:: DATA PROVIDED

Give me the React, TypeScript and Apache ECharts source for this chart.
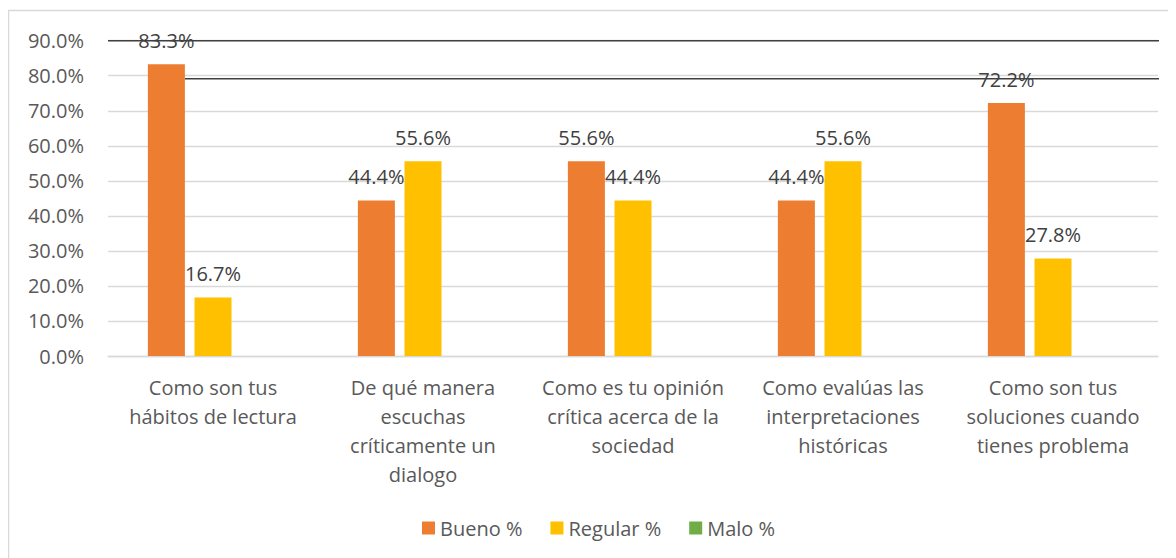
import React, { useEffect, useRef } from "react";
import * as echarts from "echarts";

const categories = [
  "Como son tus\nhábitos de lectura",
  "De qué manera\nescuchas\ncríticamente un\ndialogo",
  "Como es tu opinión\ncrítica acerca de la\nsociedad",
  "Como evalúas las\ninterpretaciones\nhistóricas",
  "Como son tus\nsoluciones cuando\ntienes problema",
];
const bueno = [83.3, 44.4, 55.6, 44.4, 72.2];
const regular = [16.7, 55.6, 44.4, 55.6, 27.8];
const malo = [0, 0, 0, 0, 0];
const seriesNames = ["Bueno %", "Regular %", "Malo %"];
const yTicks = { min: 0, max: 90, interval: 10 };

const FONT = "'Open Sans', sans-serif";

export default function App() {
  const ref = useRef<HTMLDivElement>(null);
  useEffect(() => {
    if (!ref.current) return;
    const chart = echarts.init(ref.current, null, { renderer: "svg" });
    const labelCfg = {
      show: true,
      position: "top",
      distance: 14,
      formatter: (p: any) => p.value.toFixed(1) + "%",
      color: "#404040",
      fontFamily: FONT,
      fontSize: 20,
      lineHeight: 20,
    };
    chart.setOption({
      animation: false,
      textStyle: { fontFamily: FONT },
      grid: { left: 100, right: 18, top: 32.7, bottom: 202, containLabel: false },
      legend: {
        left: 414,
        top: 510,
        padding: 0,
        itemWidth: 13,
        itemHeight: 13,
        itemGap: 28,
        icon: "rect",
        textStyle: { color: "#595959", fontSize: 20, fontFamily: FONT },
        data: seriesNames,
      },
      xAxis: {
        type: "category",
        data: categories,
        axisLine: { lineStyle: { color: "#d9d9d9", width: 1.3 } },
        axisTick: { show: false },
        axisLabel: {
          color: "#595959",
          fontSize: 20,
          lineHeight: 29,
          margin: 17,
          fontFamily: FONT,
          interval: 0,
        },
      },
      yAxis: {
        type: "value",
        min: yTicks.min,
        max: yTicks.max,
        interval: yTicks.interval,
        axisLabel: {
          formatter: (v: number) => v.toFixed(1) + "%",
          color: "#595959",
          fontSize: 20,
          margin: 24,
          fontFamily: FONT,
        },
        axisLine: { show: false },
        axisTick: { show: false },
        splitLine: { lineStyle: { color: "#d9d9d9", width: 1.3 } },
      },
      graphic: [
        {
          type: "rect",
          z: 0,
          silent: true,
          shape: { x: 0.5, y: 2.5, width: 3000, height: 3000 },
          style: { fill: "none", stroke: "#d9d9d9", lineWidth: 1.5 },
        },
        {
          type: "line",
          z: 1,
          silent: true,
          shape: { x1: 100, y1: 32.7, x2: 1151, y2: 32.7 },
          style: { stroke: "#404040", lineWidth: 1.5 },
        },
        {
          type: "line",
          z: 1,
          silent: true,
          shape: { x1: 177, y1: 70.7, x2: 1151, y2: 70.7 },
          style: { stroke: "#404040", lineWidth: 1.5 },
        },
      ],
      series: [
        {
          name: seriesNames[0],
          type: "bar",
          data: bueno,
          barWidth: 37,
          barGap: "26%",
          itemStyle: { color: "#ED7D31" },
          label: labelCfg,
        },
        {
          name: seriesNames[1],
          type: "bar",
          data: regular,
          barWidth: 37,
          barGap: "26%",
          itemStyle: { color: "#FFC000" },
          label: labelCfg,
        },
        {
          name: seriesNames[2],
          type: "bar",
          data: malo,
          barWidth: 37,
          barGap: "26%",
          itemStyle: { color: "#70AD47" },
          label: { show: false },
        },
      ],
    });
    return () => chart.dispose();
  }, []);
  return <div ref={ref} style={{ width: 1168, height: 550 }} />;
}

::::

**STATED PROBLEM**
Each line from the top of the material through the line containing "import * as" should be reproduced exactly; please drop any images.

**TASK RESPONSE**
Give me the React, TypeScript and Apache ECharts source for this chart.
import React, { useEffect, useRef } from "react";
import * as echarts from "echarts";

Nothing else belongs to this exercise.